Brides-to-be still prefer husband's name

Kate Winslet said recently that she would never dream of taking on her husband's surname.

Understandable when you consider the British actress married Richard Branson's nephew, whose name is Ned Rocknroll (Rocknroll changed his name from Smith in 2008).

Kate Winslet with husband Ned Rocknroll

Kate Winslet with husband Ned Rocknroll

Photo: Getty

And it was also her third husband.

In this era of equal opportunity, and decades after the feminist movement, one might assume that Australia's brides-to-be would be following in the footsteps of women like Winslet and holding on to their maiden names.

But that's not the case, wedding experts says.


Even as divorce, remarriage, gay marriage and blended families become more commonplace, traditional attitudes towards adopting your husband's surname still persist.

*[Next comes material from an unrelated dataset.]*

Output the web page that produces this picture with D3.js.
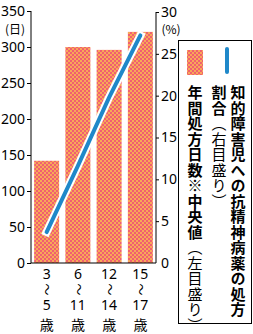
<!DOCTYPE html>
<html>
<head>
<meta charset="utf-8">
<script src="https://cdn.jsdelivr.net/npm/d3@7"></script>
<style>
  body { margin: 0; background: #fff; }
  svg text { font-family: "Noto Sans CJK JP", "Noto Sans", sans-serif; fill: #000; }
</style>
</head>
<body>
<svg width="253" height="334"></svg>
<script>
// age groups, drawn as stacked rows under each bar
var ageFrom = ["3", "6", "12", "15"];
var ageTo = ["5", "11", "14", "17"];
// annual prescription days (median), left axis
var days = [142, 300, 296, 321];
// prescription ratio (%), right axis
var ratio = [3.7, 11.6, 19.8, 27.2];
var leftTicks = [0, 50, 100, 150, 200, 250, 300, 350];
var rightTicks = [0, 5, 10, 15, 20, 25, 30];

var svg = d3.select("svg");

var x = d3.scaleBand()
    .domain(d3.range(ageFrom.length))
    .range([31, 156])
    .paddingInner(0.2)
    .paddingOuter(0.1);

var yL = d3.scaleLinear().domain([0, 350]).range([263, 11]);
var yR = d3.scaleLinear().domain([0, 30]).range([263, 12]);

// checkered fill for the bars
var defs = svg.append("defs");
var pat = defs.append("pattern")
    .attr("id", "chk")
    .attr("patternUnits", "userSpaceOnUse")
    .attr("width", 4).attr("height", 4);
pat.append("rect").attr("width", 4).attr("height", 4).attr("fill", "#f06070");
pat.append("rect").attr("width", 2).attr("height", 2).attr("fill", "#f8a858");
pat.append("rect").attr("x", 2).attr("y", 2).attr("width", 2).attr("height", 2).attr("fill", "#f8a858");

svg.append("g")
    .selectAll("rect")
    .data(days)
    .enter().append("rect")
    .attr("x", function(d, i) { return x(i); })
    .attr("y", function(d) { return yL(d); })
    .attr("width", x.bandwidth())
    .attr("height", function(d) { return yL(0) - yL(d); })
    .attr("fill", "url(#chk)");

// axes
var axL = svg.append("g")
    .attr("transform", "translate(31,0)")
    .call(d3.axisLeft(yL).tickValues(leftTicks).tickSize(4).tickPadding(2));
var axR = svg.append("g")
    .attr("transform", "translate(156,0)")
    .call(d3.axisRight(yR).tickValues(rightTicks).tickSize(3).tickPadding(2));
[axL, axR].forEach(function(a) {
    a.select(".domain").remove();
    a.selectAll("text").style("font-family", "'Noto Sans'").style("font-size", "14px");
});
axR.selectAll(".tick").filter(function(d) { return d === 0; }).select("line").remove();

svg.append("path")
    .attr("d", "M31," + yL(350) + "V" + yL(0) + "H156V" + yR(30))
    .attr("fill", "none")
    .attr("stroke", "#000");

svg.append("text").attr("x", 15).attr("y", 34).attr("text-anchor", "middle")
    .style("font-size", "12px").text("(日)");
svg.append("text").attr("x", 171).attr("y", 34).attr("text-anchor", "middle")
    .style("font-size", "12px").text("(%)");

// ratio line with white halo
var line = d3.line()
    .x(function(d, i) { return x(i) + x.bandwidth() / 2; })
    .y(function(d) { return yR(d); });
svg.append("path").datum(ratio).attr("d", line)
    .attr("fill", "none").attr("stroke", "#fff").attr("stroke-width", 8).attr("stroke-linecap", "square");
svg.append("path").datum(ratio).attr("d", line)
    .attr("fill", "none").attr("stroke", "#1f88c9").attr("stroke-width", 4).attr("stroke-linecap", "round");

// x labels
var xl = svg.append("g").selectAll("g")
    .data(ageFrom)
    .enter().append("g")
    .attr("transform", function(d, i) { return "translate(" + (x(i) + x.bandwidth() / 2) + ",0)"; });
xl.append("text").attr("y", 279).attr("text-anchor", "middle")
    .style("font-family", "'Noto Sans'").style("font-size", "14px").text(function(d) { return d; });
xl.append("text").attr("transform", "translate(0,289.5) rotate(90)")
    .attr("text-anchor", "middle").attr("dy", "0.35em")
    .style("font-size", "12px").text("〜");
xl.append("text").attr("y", 310).attr("text-anchor", "middle")
    .style("font-family", "'Noto Sans'").style("font-size", "14px").text(function(d, i) { return ageTo[i]; });
xl.append("text").attr("y", 330).attr("text-anchor", "middle")
    .style("font-size", "14px").text("歳");

// legend
var lg = svg.append("g");
lg.append("rect").attr("x", 178.5).attr("y", 40.5).attr("width", 73).attr("height", 283)
    .attr("fill", "#fff").attr("stroke", "#000");
lg.append("rect").attr("x", 187).attr("y", 50).attr("width", 16).attr("height", 25).attr("fill", "url(#chk)");
lg.append("line").attr("x1", 227).attr("x2", 227).attr("y1", 49).attr("y2", 72)
    .attr("stroke", "#1f88c9").attr("stroke-width", 4).attr("stroke-linecap", "round");

function vtext(cx, y0, parts) {
    var t = lg.append("text")
        .attr("x", cx).attr("y", y0)
        .style("writing-mode", "vertical-rl")
        .style("font-size", "15px")
        .style("letter-spacing", "0.5px");
    parts.forEach(function(p) {
        t.append("tspan").style("font-weight", p[1] ? "bold" : "normal").text(p[0]);
    });
}
vtext(238, 85, [["知的障害児への抗精神病薬の処方", true]]);
vtext(219, 85, [["割合", true], ["（右目盛り）", false]]);
vtext(195, 85, [["年間処方日数※中央値", true], ["（左目盛り）", false]]);
</script>
</body>
</html>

"Most of my brides do take on their husband's name," says Robyn Caine, the chairperson of the Coalition of Celebrant Associations.

"There is a lowish percentage that keep their names."

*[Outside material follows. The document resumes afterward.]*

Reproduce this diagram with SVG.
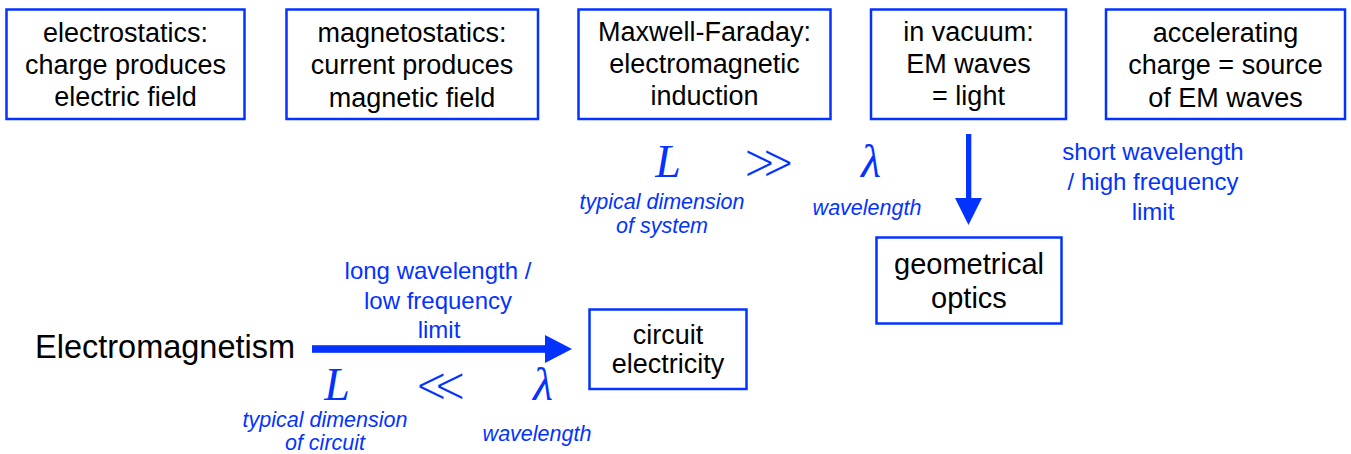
<svg xmlns="http://www.w3.org/2000/svg" width="1351" height="454" viewBox="0 0 1351 454">
<style>
.box{fill:#fff;stroke:#0433FF;stroke-width:2.5}
.bt{font-family:"Liberation Sans",Arial,sans-serif;font-size:27px;fill:#000;text-anchor:middle}
.big{font-family:"Liberation Sans",Arial,sans-serif;font-size:29px;fill:#000;text-anchor:middle}
.lbl{font-family:"Liberation Sans",Arial,sans-serif;font-size:24px;fill:#0433FF;text-anchor:middle}
.it{font-family:"Liberation Sans",Arial,sans-serif;font-size:21.5px;font-style:italic;fill:#0433FF;text-anchor:middle}
.math{font-family:"Liberation Serif","Times New Roman",serif;font-size:46px;font-style:italic;fill:#0433FF;text-anchor:middle}
.rel{font-family:"DejaVu Sans",sans-serif;font-size:50px;fill:#0433FF;stroke:#fff;stroke-width:2.2;text-anchor:middle}
.arr{fill:#0433FF}
</style>
<g id="n-electrostatics">
<rect class="box" x="6.5" y="9.5" width="238" height="109.5"/>
<text class="bt" x="125.5" y="42">electrostatics:</text>
<text class="bt" x="125.5" y="74">charge produces</text>
<text class="bt" x="125.5" y="106">electric field</text>
</g>
<g id="n-magnetostatics">
<rect class="box" x="286.5" y="9.5" width="251.5" height="109.5"/>
<text class="bt" x="412" y="42">magnetostatics:</text>
<text class="bt" x="412" y="74">current produces</text>
<text class="bt" x="412" y="106.5">magnetic field</text>
</g>
<g id="n-maxwell">
<rect class="box" x="578.5" y="9.5" width="252" height="109.5"/>
<text class="bt" x="704.5" y="41">Maxwell-Faraday:</text>
<text class="bt" x="704.5" y="73">electromagnetic</text>
<text class="bt" x="704.5" y="105">induction</text>
</g>
<g id="n-vacuum">
<rect class="box" x="871" y="9.5" width="195" height="109.5"/>
<text class="bt" x="968.5" y="40.5">in vacuum:</text>
<text class="bt" x="968.5" y="73">EM waves</text>
<text class="bt" x="968.5" y="105">= light</text>
</g>
<g id="n-accelerating">
<rect class="box" x="1106" y="9.5" width="239" height="109.5"/>
<text class="bt" x="1225.5" y="41.5">accelerating</text>
<text class="bt" x="1225.5" y="74">charge = source</text>
<text class="bt" x="1225.5" y="106.5">of EM waves</text>
</g>
<g id="n-geometrical-optics">
<rect class="box" x="876.5" y="237.5" width="185" height="86"/>
<text class="big" x="969" y="273.5">geometrical</text>
<text class="big" x="969" y="308">optics</text>
</g>
<g id="n-circuit">
<rect class="box" x="589.5" y="309.5" width="157" height="79.5"/>
<text class="bt" x="668" y="343.5">circuit</text>
<text class="bt" x="668" y="373">electricity</text>
</g>
<g id="n-electromagnetism">
<text x="35" y="357.5" font-family="Liberation Sans,Arial,sans-serif" font-size="32.5" fill="#000">Electromagnetism</text>
</g>
<g id="connectors">
<rect class="arr" x="312" y="345.2" width="234" height="7.6"/>
<polygon class="arr" points="545,335 572,349 545,363"/>
<rect class="arr" x="966" y="134" width="5.3" height="65"/>
<polygon class="arr" points="955,198 982,198 968.5,225"/>
</g>
<g id="labels">
<text class="lbl" x="1153" y="160">short wavelength</text>
<text class="lbl" x="1153" y="190">/ high frequency</text>
<text class="lbl" x="1153" y="220">limit</text>
<text class="lbl" x="438" y="279">long wavelength /</text>
<text class="lbl" x="438" y="309">low frequency</text>
<text class="lbl" x="439" y="338">limit</text>
<text class="it" x="662" y="209">typical dimension</text>
<text class="it" x="662" y="233">of system</text>
<text class="it" x="867" y="215">wavelength</text>
<text class="it" x="325" y="427">typical dimension</text>
<text class="it" x="325" y="450">of circuit</text>
<text class="it" x="537" y="441">wavelength</text>
<text class="math" x="668" y="177">L</text>
<text class="rel" x="769" y="179">≫</text>
<text class="math" x="871" y="177">λ</text>
<text class="math" x="337" y="400">L</text>
<text class="rel" x="441" y="402">≪</text>
<text class="math" x="543" y="400">λ</text>
</g>
</svg>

Bride to Be editor Sarah Stevens says while many aspects of the wedding ceremony have evolved, the practice of giving up one's maiden name has remained.

The magazine's Cost of Love survey, released this year, found 82 per cent of brides plan to change their surname, while 11 per cent expect to keep their name, five per cent will hyphenate and the remainder were undecided. In the magazine's 2008 and 2010 surveys the percentages were the same.

"While other areas of weddings are evolving, such as people having less ceremonies in churches and brides aren't wearing the traditional veil, for some reason the changing of the name has stuck," says Stevens.

"The overwhelming reason they cite for the changing of their name is family and thinking forward to having children."

While taking your husband's name is the most obvious choice for brides-to-be, there are many other name options to consider.

You could make your maiden name your middle name and take on your husband's surname or keep your maiden name professionally but change your name legally. Perhaps the most unusual option is to get your husband to adopt your family name.

Jack Gillis of The White Stripes took on his wife Meg White's surname when they married and John Lennon took the last name of his wife, Yoko Ono. His legal name when he died was John Ono Lennon, and her's was Yoko Ono Lennon.

Jay-Z (born Shawn Carter) opted to hyphenate his name when he married Beyonce (whose surname is Knowles). Jay-Z is legally known as Shawn Knowles-Carter.

Or you could always opt for the "mesh".

Los Angeles mayor Antonio Villar married Corina Raigosa and they both changed their surname to Villaraigosa. Despite their divorce they have both kept their invented surname.